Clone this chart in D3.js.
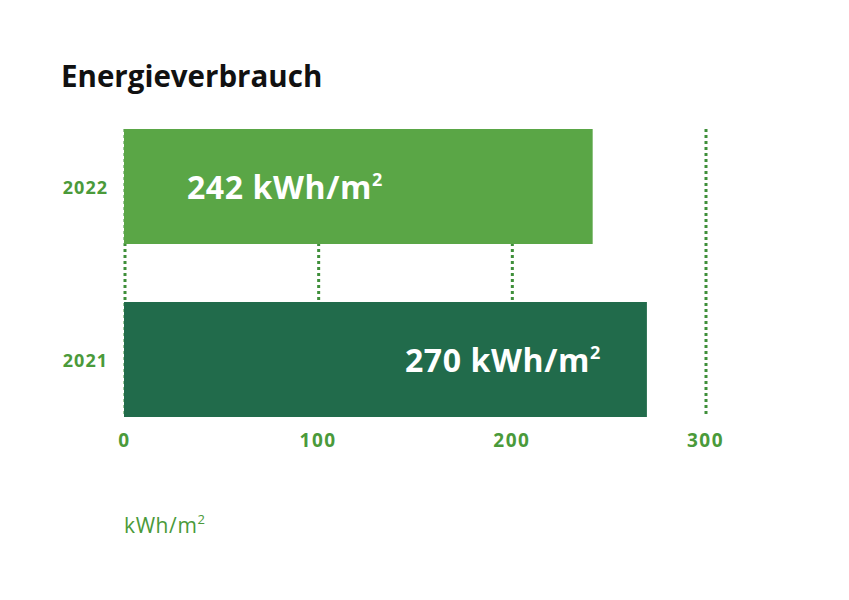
<!DOCTYPE html>
<html><head><meta charset="utf-8">
<script src="https://cdn.jsdelivr.net/npm/d3@7"></script>
<style>body{margin:0;background:#fff;}svg{display:block;}</style>
</head><body>
<svg id="c" width="849" height="600"></svg>
<script>
const categories = ["2022", "2021"];
const values = [242, 270];
const valueLabels = ["242 kWh/m", "270 kWh/m"];
const tickValues = [0, 100, 200, 300];
const title = "Energieverbrauch";
const unitLabel = "kWh/m";

const colors = ["#5aa646", "#216b4b"];
const green = "#4a9a3a";
const font = "'Open Sans', sans-serif";

const svg = d3.select("#c");
const x = d3.scaleLinear().domain([0, 300]).range([124, 705]);
const y = d3.scaleBand().domain(categories).range([129, 417]).paddingInner(58 / 173);

svg.append("text").attr("x", 61).attr("y", 87).text(title)
  .attr("font-family", font).attr("font-weight", 700).attr("font-size", 29.5).attr("fill", "#111");

// gridlines
svg.append("g").selectAll("line").data(tickValues).join("line")
  .attr("x1", d => x(d) + 1).attr("x2", d => x(d) + 1)
  .attr("y1", 129).attr("y2", 417)
  .attr("stroke", "#3f8f3a").attr("stroke-width", 3).attr("stroke-dasharray", "3,3");

// bars
svg.append("g").selectAll("rect").data(values).join("rect")
  .attr("x", x(0)).attr("y", (d, i) => y(categories[i]))
  .attr("width", d => x(d) - x(0)).attr("height", y.bandwidth())
  .attr("fill", (d, i) => colors[i]);

// value labels
const lbl = svg.append("g").selectAll("text").data(values).join("text")
  .attr("x", (d, i) => i === 0 ? x(32.5) : x(d) - 46)
  .attr("y", (d, i) => y(categories[i]) + y.bandwidth() / 2 + 12)
  .attr("text-anchor", (d, i) => i === 0 ? "start" : "end")
  .attr("font-family", font).attr("font-weight", 700).attr("font-size", 32).attr("letter-spacing", 0.6).attr("fill", "#fff");
lbl.text((d, i) => valueLabels[i]).append("tspan")
  .attr("dy", -13).attr("font-size", 18).text("2");

// category labels
svg.append("g").selectAll("text").data(categories).join("text")
  .attr("x", 108).attr("y", d => y(d) + y.bandwidth() / 2 + 7)
  .attr("text-anchor", "end").text(d => d)
  .attr("font-family", font).attr("font-weight", 700).attr("font-size", 18).attr("letter-spacing", 1).attr("fill", green);

// x axis
const ax = svg.append("g").attr("transform", "translate(0,431)")
  .call(d3.axisBottom(x).tickValues(tickValues).tickSize(0).tickPadding(0).tickFormat(d3.format("d")));
ax.select(".domain").remove();
ax.selectAll("text").attr("dy", "0.85em")
  .attr("font-family", font).attr("font-weight", 700).attr("font-size", 19).attr("letter-spacing", 1.5).attr("fill", green);

// unit label
const u = svg.append("text").attr("x", 124).attr("y", 533)
  .attr("font-family", font).attr("font-weight", 400).attr("font-size", 21).attr("letter-spacing", 0.6).attr("fill", green).text(unitLabel);
u.append("tspan").attr("dy", -9).attr("font-size", 13).text("2");
</script>
</body></html>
********
Transcribe the listing above verbatim. Omit the pictures.

Clone this chart in D3.js.
<!DOCTYPE html>
<html><head><meta charset="utf-8">
<script src="https://cdn.jsdelivr.net/npm/d3@7"></script>
<style>body{margin:0;background:#fff;}svg{display:block;}</style>
</head><body>
<svg id="c" width="849" height="600"></svg>
<script>
const categories = ["2022", "2021"];
const values = [242, 270];
const valueLabels = ["242 kWh/m", "270 kWh/m"];
const tickValues = [0, 100, 200, 300];
const title = "Energieverbrauch";
const unitLabel = "kWh/m";

const colors = ["#5aa646", "#216b4b"];
const green = "#4a9a3a";
const font = "'Open Sans', sans-serif";

const svg = d3.select("#c");
const x = d3.scaleLinear().domain([0, 300]).range([124, 705]);
const y = d3.scaleBand().domain(categories).range([129, 417]).paddingInner(58 / 173);

svg.append("text").attr("x", 61).attr("y", 87).text(title)
  .attr("font-family", font).attr("font-weight", 700).attr("font-size", 29.5).attr("fill", "#111");

// gridlines
svg.append("g").selectAll("line").data(tickValues).join("line")
  .attr("x1", d => x(d) + 1).attr("x2", d => x(d) + 1)
  .attr("y1", 129).attr("y2", 417)
  .attr("stroke", "#3f8f3a").attr("stroke-width", 3).attr("stroke-dasharray", "3,3");

// bars
svg.append("g").selectAll("rect").data(values).join("rect")
  .attr("x", x(0)).attr("y", (d, i) => y(categories[i]))
  .attr("width", d => x(d) - x(0)).attr("height", y.bandwidth())
  .attr("fill", (d, i) => colors[i]);

// value labels
const lbl = svg.append("g").selectAll("text").data(values).join("text")
  .attr("x", (d, i) => i === 0 ? x(32.5) : x(d) - 46)
  .attr("y", (d, i) => y(categories[i]) + y.bandwidth() / 2 + 12)
  .attr("text-anchor", (d, i) => i === 0 ? "start" : "end")
  .attr("font-family", font).attr("font-weight", 700).attr("font-size", 32).attr("letter-spacing", 0.6).attr("fill", "#fff");
lbl.text((d, i) => valueLabels[i]).append("tspan")
  .attr("dy", -13).attr("font-size", 18).text("2");

// category labels
svg.append("g").selectAll("text").data(categories).join("text")
  .attr("x", 108).attr("y", d => y(d) + y.bandwidth() / 2 + 7)
  .attr("text-anchor", "end").text(d => d)
  .attr("font-family", font).attr("font-weight", 700).attr("font-size", 18).attr("letter-spacing", 1).attr("fill", green);

// x axis
const ax = svg.append("g").attr("transform", "translate(0,431)")
  .call(d3.axisBottom(x).tickValues(tickValues).tickSize(0).tickPadding(0).tickFormat(d3.format("d")));
ax.select(".domain").remove();
ax.selectAll("text").attr("dy", "0.85em")
  .attr("font-family", font).attr("font-weight", 700).attr("font-size", 19).attr("letter-spacing", 1.5).attr("fill", green);

// unit label
const u = svg.append("text").attr("x", 124).attr("y", 533)
  .attr("font-family", font).attr("font-weight", 400).attr("font-size", 21).attr("letter-spacing", 0.6).attr("fill", green).text(unitLabel);
u.append("tspan").attr("dy", -9).attr("font-size", 13).text("2");
</script>
</body></html>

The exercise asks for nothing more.